I began taking Japanese language classes as a freshman at the University of Redlands in California. I had taken three and a half years of Spanish at Bartlett High School, but Japan was rising to prominence in the world news and sparked my interest.

During my junior year, I earned a scholarship for a study abroad program from the Japan Business Association in Southern California. I spent a year studying at Waseda University in Tokyo. While pursuing my studies at Waseda, I found opportunities to teach English, and work on English Conversation software.
 
Describe your experience as a CIR.

I was a CIR in Hiroshima, where I primarily did translation and interpretation for the city government. I was an interpreting liaison for city interns from other countries. I translated letters from the Mayor of Hiroshima to Presidents and Prime Ministers. Interpreting at the Hiroshima Peace Memorial Museum was a particularly moving experience, and I encourage anyone who is visiting Hiroshima to go to the Peace Museum.
I hosted a weekly radio program called “What’s Happening Hiroshima” with a Canadian and another American CIR. We gave updates on community events and activities, as well as cross-cultural information.

I participated in an International Exchange Lounge twice a month, which provided Hiroshima citizens the opportunity to interact with foreigners. I provided English proofreading and student consulting services. People could also come in to discuss various topics of interest in English or in Japanese.

I learned a lot about the world from Japan’s perspective through JET. I gave a presentation to a crowd of over 800 about the “volunteer spirit”. I talked about the importance of reaching out and getting involved in your community.
 
Newsletter advertisement for Hiroshima CIRs in the International Exchange Lounge

What made Japan stand out from the other foreign countries in which you lived?

The hospitality of the Japanese people really stands out to me. One day I was lost and someone took the time to give me directions to Tokyo station. Another time I lost my wallet and the person who found it made the effort to return the wallet to me. I am very grateful for the kindness I was shown when I was in Japan.
 
What are the differences between teaching Japanese students and teaching American students?

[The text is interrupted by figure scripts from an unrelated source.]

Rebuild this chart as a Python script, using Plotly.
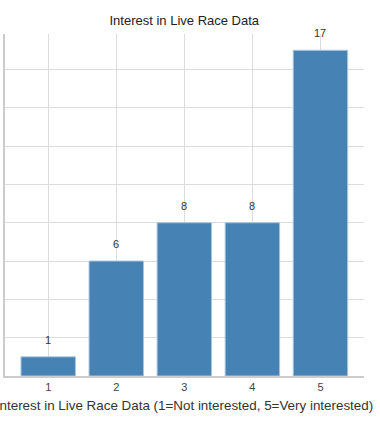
import plotly.graph_objects as go

categories = [1, 2, 3, 4, 5]
counts = [1, 6, 8, 8, 17]
labels = [str(v) for v in counts]

fig = go.Figure()
fig.add_trace(go.Bar(
    x=categories, y=counts, width=0.8,
    marker=dict(color="#4682b4", line=dict(color="#a9c6e0", width=1)),
    hoverinfo="skip",
))
for c, v, t in zip(categories, counts, labels):
    fig.add_annotation(x=c, y=v, text=t, showarrow=False, yanchor="bottom",
                       yshift=9, font=dict(size=11, color="#333"))

fig.update_layout(
    width=380, height=426,
    margin=dict(l=5, r=16, t=34, b=50, autoexpand=False),
    paper_bgcolor="white", plot_bgcolor="white",
    font=dict(family="Liberation Sans, Arial, sans-serif", color="#333"),
    title=dict(text="Interest in Live Race Data", x=0.485, xanchor="center",
               y=1 - 20 / 426, yanchor="middle", font=dict(size=13, color="#222")),
    showlegend=False,
    xaxis=dict(
        range=[0.365, 5.64], tickvals=categories, ticktext=[str(c) for c in categories],
        showgrid=True, gridcolor="#dddddd", gridwidth=1,
        showline=True, linecolor="#cccccc", linewidth=2,
        ticks="", tickfont=dict(size=11, color="#444"), automargin=False,
        title=dict(text="Interest in Live Race Data (1=Not interested, 5=Very interested)",
                   font=dict(size=13.4, color="#333"), standoff=8),
        zeroline=False,
    ),
    yaxis=dict(
        range=[0, 17.85], dtick=2, tick0=0, automargin=False,
        showgrid=True, gridcolor="#dddddd", gridwidth=1,
        showline=True, linecolor="#cccccc", linewidth=2,
        showticklabels=False, ticks="", zeroline=False,
    ),
)
fig.write_html("out.html", config={"displayModeBar": False},
               post_script="document.body.style.margin='0';")
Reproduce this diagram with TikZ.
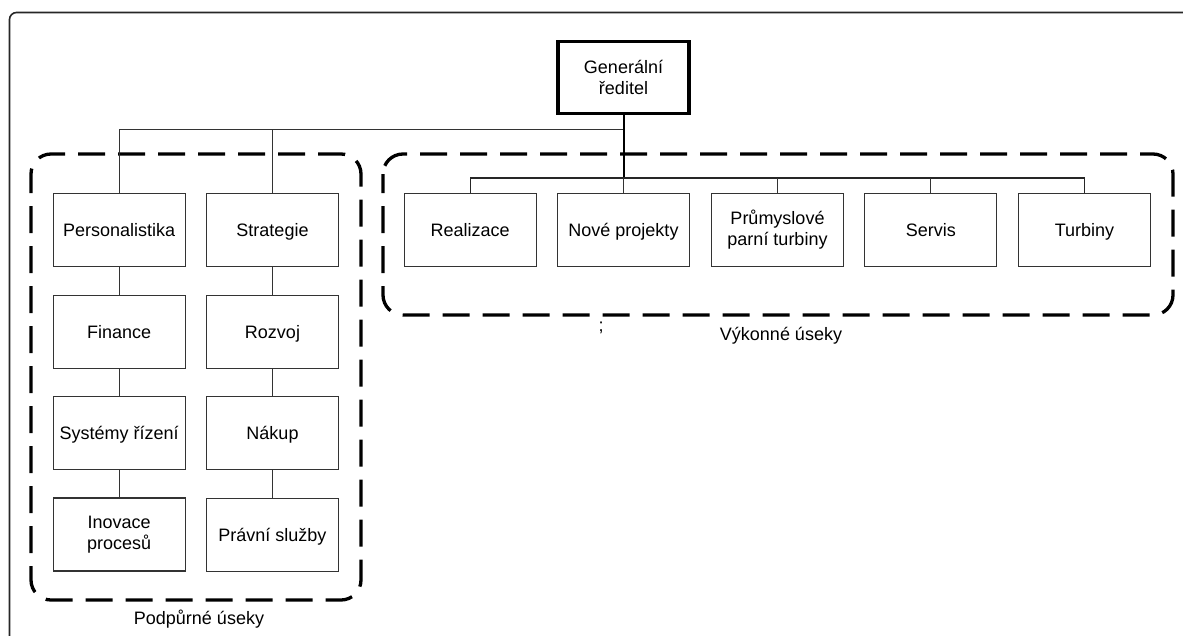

With American students, I love talking about Japan and sharing Japanese culture. With Japanese students, I enjoy teaching English and forming new friendships. Most of my experiences teaching in America have been in classrooms, though I have often taught Japanese privately. The one-on-one sessions allow me greater focus on the student and individual achievement. Both experiences are very rewarding in their own ways.